KGB defector Oleg Gordievsky revealed, and the Venona transcripts have confirmed that Harry Hopkins, President Roosevelt's close wartime White House adviser was also a Soviet agent.
Senator Millard Tydings of Maryland unambiguously cleared all of the individuals cited by McCarthy and branded his charges as "a fraud and a hoax” perpetrated on the American people despite the fact that ex-Communist Louis Budenz had testified at the Tydings Committee hearings that Lattimore was a Communist. Lattimore defended Stalin's show trials and referred to the Soviet Union as a democracy, during the Nazi-Soviet Pact he said there was little to choose between Great Britain and Nazi Germany, in 1949 he said he wanted "to let South Korea fall—but not to let it look as though we pushed it."
John Stewart Service, a career diplomat stationed in China during World War II, was caught transmitting classified documents to the editor of the pro-Communist journal, Amerasia.

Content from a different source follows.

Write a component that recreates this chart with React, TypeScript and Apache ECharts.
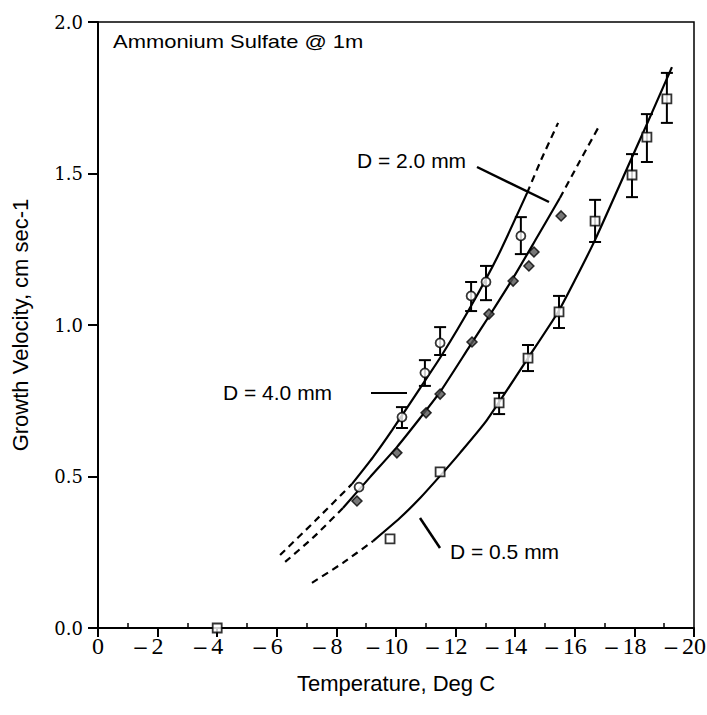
import React, { useEffect, useRef } from "react";
import * as echarts from "echarts";

// Open circles (D = 4.0 mm)
const circleX = [-8.76, -10.2, -10.97, -11.48, -12.52, -13.02, -14.19];
const circleY = [0.465, 0.696, 0.842, 0.941, 1.096, 1.142, 1.294];
const circleLo = [null, 0.660, 0.799, 0.901, 1.046, 1.082, 1.234];
const circleHi = [null, 0.729, 0.884, 0.993, 1.142, 1.195, 1.356];

// Filled diamonds (D = 2.0 mm)
const diamondX = [-8.69, -10.03, -11.01, -11.48, -12.55, -13.12, -13.93, -14.46, -14.63, -15.54];
const diamondY = [0.419, 0.578, 0.71, 0.772, 0.944, 1.036, 1.145, 1.195, 1.241, 1.36];

// Open squares (D = 0.5 mm)
const squareX = [-4.0, -9.8, -11.48, -13.46, -14.43, -15.47, -16.68, -17.92, -18.42, -19.09];
const squareY = [0.0, 0.294, 0.515, 0.743, 0.891, 1.043, 1.343, 1.495, 1.62, 1.746];
const squareLo = [null, null, null, 0.706, 0.848, 0.99, 1.274, 1.422, 1.538, 1.667];
const squareHi = [null, null, null, 0.776, 0.934, 1.096, 1.413, 1.564, 1.696, 1.832];

// Fitted curves: [temperature, velocity]
const curve4Dash1 = [[-6.11, 0.241], [-7.28, 0.353], [-8.52, 0.475]];
const curve4Solid = [[-8.52, 0.475], [-9.23, 0.564], [-9.87, 0.653], [-10.81, 0.792], [-11.54, 0.901], [-12.48, 1.056], [-13.42, 1.228], [-14.4, 1.436]];
const curve4Dash2 = [[-14.4, 1.436], [-14.87, 1.545], [-15.44, 1.667]];

const curve2Dash1 = [[-6.28, 0.218], [-7.28, 0.304], [-8.22, 0.396]];
const curve2Solid = [[-8.22, 0.396], [-9.13, 0.498], [-10.03, 0.597], [-10.81, 0.693], [-11.48, 0.779], [-12.48, 0.931], [-13.15, 1.033], [-13.93, 1.155], [-14.66, 1.277], [-15.5, 1.419]];
const curve2Dash2 = [[-15.5, 1.419], [-16.17, 1.541], [-16.78, 1.65]];

const curve05Dash = [[-7.18, 0.149], [-8.22, 0.215], [-9.23, 0.287]];
const curve05Solid = [[-9.23, 0.287], [-10.13, 0.363], [-10.81, 0.429], [-11.48, 0.502], [-12.15, 0.578], [-13.05, 0.686], [-14.43, 0.891], [-15.44, 1.043], [-16.01, 1.149], [-16.68, 1.281], [-17.85, 1.538], [-18.42, 1.663], [-19.26, 1.851]];

const minorTicks = [-1, -3, -5, -7, -9, -11, -13, -15, -17, -19];

const SANS = "'Liberation Sans', Arial, sans-serif";
const SERIF = "'Liberation Serif', 'Times New Roman', serif";
const WSERIF = "'DejaVu Serif', serif";

function errData(xs: number[], lo: (number | null)[], hi: (number | null)[]) {
  const out: number[][] = [];
  xs.forEach((x, i) => {
    if (lo[i] != null && hi[i] != null) out.push([x, lo[i] as number, hi[i] as number]);
  });
  return out;
}

function errorSeries(data: number[][]) {
  return {
    type: "custom",
    data,
    z: 2,
    encode: { x: 0, y: [1, 2] },
    renderItem: (params: any, api: any) => {
      const x = api.value(0);
      const pLo = api.coord([x, api.value(1)]);
      const pHi = api.coord([x, api.value(2)]);
      const w = 6;
      const st = { stroke: "#000", lineWidth: 2 };
      return {
        type: "group",
        children: [
          { type: "line", shape: { x1: pHi[0], y1: pHi[1], x2: pLo[0], y2: pLo[1] }, style: st },
          { type: "line", shape: { x1: pHi[0] - w, y1: pHi[1], x2: pHi[0] + w, y2: pHi[1] }, style: st },
          { type: "line", shape: { x1: pLo[0] - w, y1: pLo[1], x2: pLo[0] + w, y2: pLo[1] }, style: st },
        ],
      };
    },
  };
}

function curve(data: number[][], dashed: boolean) {
  return {
    type: "line",
    data,
    showSymbol: false,
    smooth: 0.2,
    z: 1,
    silent: true,
    lineStyle: { color: "#000", width: 2.2, type: dashed ? [7, 5] : "solid" },
  };
}

export default function App() {
  const ref = useRef<HTMLDivElement>(null);
  useEffect(() => {
    const chart = echarts.init(ref.current!, null, { renderer: "svg" });
    const zip = (xs: number[], ys: number[]) => xs.map((x, i) => [x, ys[i]]);
    chart.setOption({
      animation: false,
      backgroundColor: "#fff",
      grid: {
        left: 98,
        right: 13,
        top: 22,
        bottom: 87,
        show: true,
        borderColor: "#000",
        borderWidth: 1.5,
        containLabel: false,
        outerBoundsMode: "none",
      },
      xAxis: [
        {
          type: "value",
          min: -20,
          max: 0,
          interval: 2,
          inverse: true,
          name: "Temperature, Deg C",
          nameLocation: "middle",
          nameGap: 44,
          nameTextStyle: { fontFamily: SANS, fontSize: 22, color: "#000" },
          axisLine: { show: true, onZero: false, lineStyle: { color: "#000", width: 2 } },
          axisTick: { show: true, inside: false, length: 9, lineStyle: { color: "#000", width: 2 } },
          axisLabel: {
            fontFamily: SERIF,
            fontSize: 24,
            color: "#000",
            margin: 6,
            formatter: (v: number) => (v === 0 ? "{d|0}" : "{m|\u2013}{d|" + Math.abs(v) + "}{s|}"),
            rich: {
              d: { fontFamily: SERIF, fontSize: 24, color: "#000" },
              m: { fontFamily: SERIF, fontSize: 24, color: "#000", width: 17, align: "left", fontWeight: "bold" },
              s: { fontFamily: SERIF, fontSize: 24, width: 17 },
            },
          },
          splitLine: { show: false },
        },
        {
          type: "value",
          min: -20,
          max: 0,
          inverse: true,
          position: "bottom",
          axisLine: { show: false },
          axisTick: { show: true, inside: true, length: 5, customValues: minorTicks, lineStyle: { color: "#000", width: 1.5 } },
          axisLabel: { show: false },
          splitLine: { show: false },
        },
      ],
      yAxis: {
        type: "value",
        min: 0,
        max: 2,
        interval: 0.5,
        name: "Growth Velocity, cm sec-1",
        nameLocation: "middle",
        nameGap: 67,
        nameTextStyle: { fontFamily: SANS, fontSize: 22, color: "#000" },
        axisLine: { show: true, lineStyle: { color: "#000", width: 2 } },
        axisTick: { show: true, inside: false, length: 10, lineStyle: { color: "#000", width: 2 } },
        axisLabel: {
          fontFamily: WSERIF,
          fontSize: 18,
          color: "#000",
          margin: 15,
          formatter: (v: number) => v.toFixed(1),
        },
        splitLine: { show: false },
      },
      graphic: [
        { type: "text", x: 113, y: 33, scaleX: 1.22, style: { text: "Ammonium Sulfate @ 1m", fontFamily: SANS, fontSize: 18, fill: "#000" } },
        { type: "text", left: 357, top: 150, style: { text: "D = 2.0 mm", fontFamily: SANS, fontSize: 21, fill: "#000" } },
        { type: "line", shape: { x1: 477, y1: 167, x2: 549, y2: 202 }, style: { stroke: "#000", lineWidth: 2.5 } },
        { type: "text", left: 223, top: 382, style: { text: "D = 4.0 mm", fontFamily: SANS, fontSize: 21, fill: "#000" } },
        { type: "line", shape: { x1: 371, y1: 393, x2: 407, y2: 393 }, style: { stroke: "#000", lineWidth: 2 } },
        { type: "text", left: 450, top: 541, style: { text: "D = 0.5 mm", fontFamily: SANS, fontSize: 21, fill: "#000" } },
        { type: "line", shape: { x1: 420, y1: 518, x2: 440, y2: 548 }, style: { stroke: "#000", lineWidth: 2.5 } },
      ],
      series: [
        curve(curve4Dash1, true),
        curve(curve4Solid, false),
        curve(curve4Dash2, true),
        curve(curve2Dash1, true),
        curve(curve2Solid, false),
        curve(curve2Dash2, true),
        curve(curve05Dash, true),
        curve(curve05Solid, false),
        errorSeries(errData(circleX, circleLo, circleHi)),
        errorSeries(errData(squareX, squareLo, squareHi)),
        {
          type: "scatter",
          data: zip(circleX, circleY),
          symbol: "circle",
          symbolSize: 9,
          z: 3,
          itemStyle: { color: "#fff", borderColor: "#000", borderWidth: 1.8 },
        },
        {
          type: "scatter",
          data: zip(diamondX, diamondY),
          symbol: "diamond",
          symbolSize: 10,
          z: 3,
          itemStyle: { color: "#555", borderColor: "#000", borderWidth: 1.5 },
        },
        {
          type: "scatter",
          data: zip(squareX, squareY),
          symbol: "rect",
          symbolSize: 9,
          z: 3,
          itemStyle: { color: "#fff", borderColor: "#000", borderWidth: 1.8 },
        },
      ],
    });
    return () => chart.dispose();
  }, []);
  return <div ref={ref} style={{ width: 707, height: 715, position: "absolute", left: 0, top: 0, background: "#fff" }} />;
}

McCarthy was entirely correct in wanting to remove such individuals from forging American policy.
To call this a witch-hunt suggests that it was looking for what didn't exist and that is clearly not the case. The "McCarthyite purges" and the witch-hunts he inspired removed from positions of influence a large number of individuals who were NOT loyal to the United States, though it missed as many as it found. Some individuals were not guilty of anything except being foolish enough to believe the Communist Party was something other than a Soviet tool. McCarthy and others like him effectively destroyed the Communist Party as an instrument of espionage. There was a real danger to American democracy, and McCarthy was one of many who helped to preserve it. His infringement of civil liberties such as freedom of speech and freedom of association were real, but mild in comparison to the threat.
McCarthy IMO went too far in some cases, but we smear him for using the same tactics that others of the day used, and for the same tactics that are still being used today by Democrats and Republicans. I just do not see a case for him being one of the Great American Villains of the 20th century.